E5535. Things Are Not What They Seem: Addressing Braids, Twists, and Locs as Hair Artifact in Radiological Imaging
  1. Angela Udongwo; Temple University Hospital System
  2. Jariatu Kamara; Temple University Hospital System
  3. Alex Sandberg; Temple University Hospital System
  4. Hillel Maresky; Temple University Hospital System
Braided, twisted, and locs (BTL) hairstyles, can present as artifacts, thus posing unique diagnostic challenges in interpreting radiographic imaging. Artifacts can impact the quality and accuracy of medical imaging, which can affect patient care, diagnosis, and treatment outcomes. Unfortunately, limited research has been conducted on how different Black hairstyles and textures impact radiological imaging, or how this affects patients’ experience, including time they spent in the hospital and/or unnecessary radiation exposure as a result. In this study, we explore how common Black hairstyles appear in radiological imaging from plain film radiography to CT and MRI and evaluate the unique artifacts and challenges certain hairstyles pose in diagnostic imaging. Further, we strive to gauge the current level of knowledge physicians have with identification of Black hair in radiological imaging.

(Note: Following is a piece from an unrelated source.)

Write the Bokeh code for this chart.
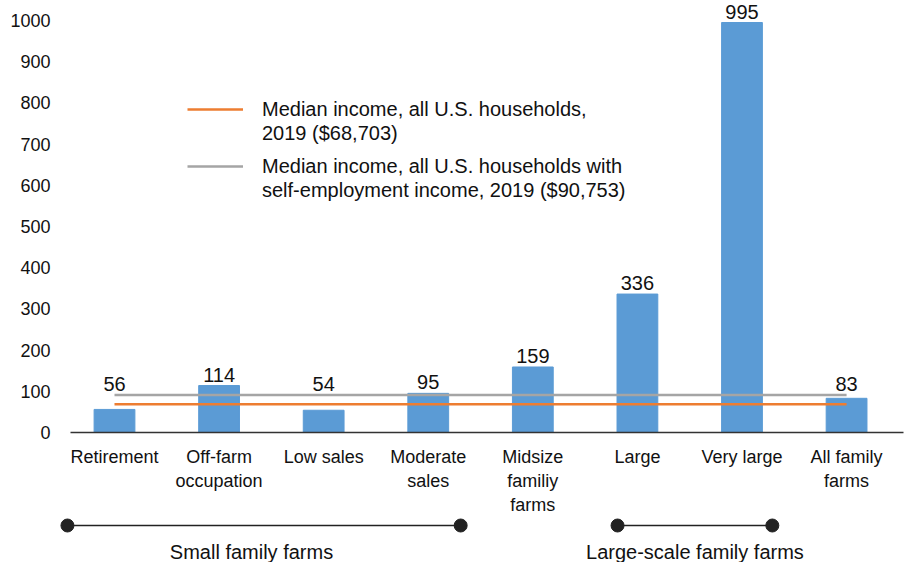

Educational Goals / Teaching Points
Present a review of literature and survey results of physicians and technicians’ comfortability, familiarity, and validity of assessing Black hairstyles as hair artifact on plan radiological films (chest x-rays). BTL hairstyles have been observed to introduce shadows or artifacts that can compromise the clarity of radiographic images. The tightness and density of these styles represent a spectrum of artifacts for which even optimal positioning may still compromise the image quality. These extensions commonly feature a coating of oils aimed at preserving their sheen and moisture. It is precisely the presence of these oils that can give rise to peculiar artifacts on radiographic images, particularly MRI, due to their ability to produce a high T1 signal, masquerading as pathological findings.

Key Anatomic/Physiologic Issues and Imaging Findings/Techniques
In this prospective multicenter pilot study, 46 participants were surveyed to assess physicians' knowledge of BTL identification. Demographic data, career length, hair artifact encounters, and identification of artifacts in chest x-rays were collected. Comfort and familiarity with identifying BTLs were reported. ANOVA analysis revealed a significant association between career length and self-reported awareness scores (row factor: [9.8], p < 0.0001). Patient load significantly affected self-reported comfort and familiarity (row factor: [3.1], p = 0.029; p < 0.05).

Although the data obtained are limited, our findings demonstrated that the number of years in practice and the number of patients per day improved physicians’ and technicians' awareness of how Black hairstyles can impact medical imaging. This study presented a radiological phenomenon lacking in literature, as well as provided valuable insights into the impact of experience on physicians' ability to identify and interpret radiographic images affected by hairstyles that can mimic pathology. Further applications of this research may be directed towards comparing pathology localized in lung apices to popular Black hairstyles, assessing the validity of an educational module in increasing awareness and expanding on demographics to explore further associations.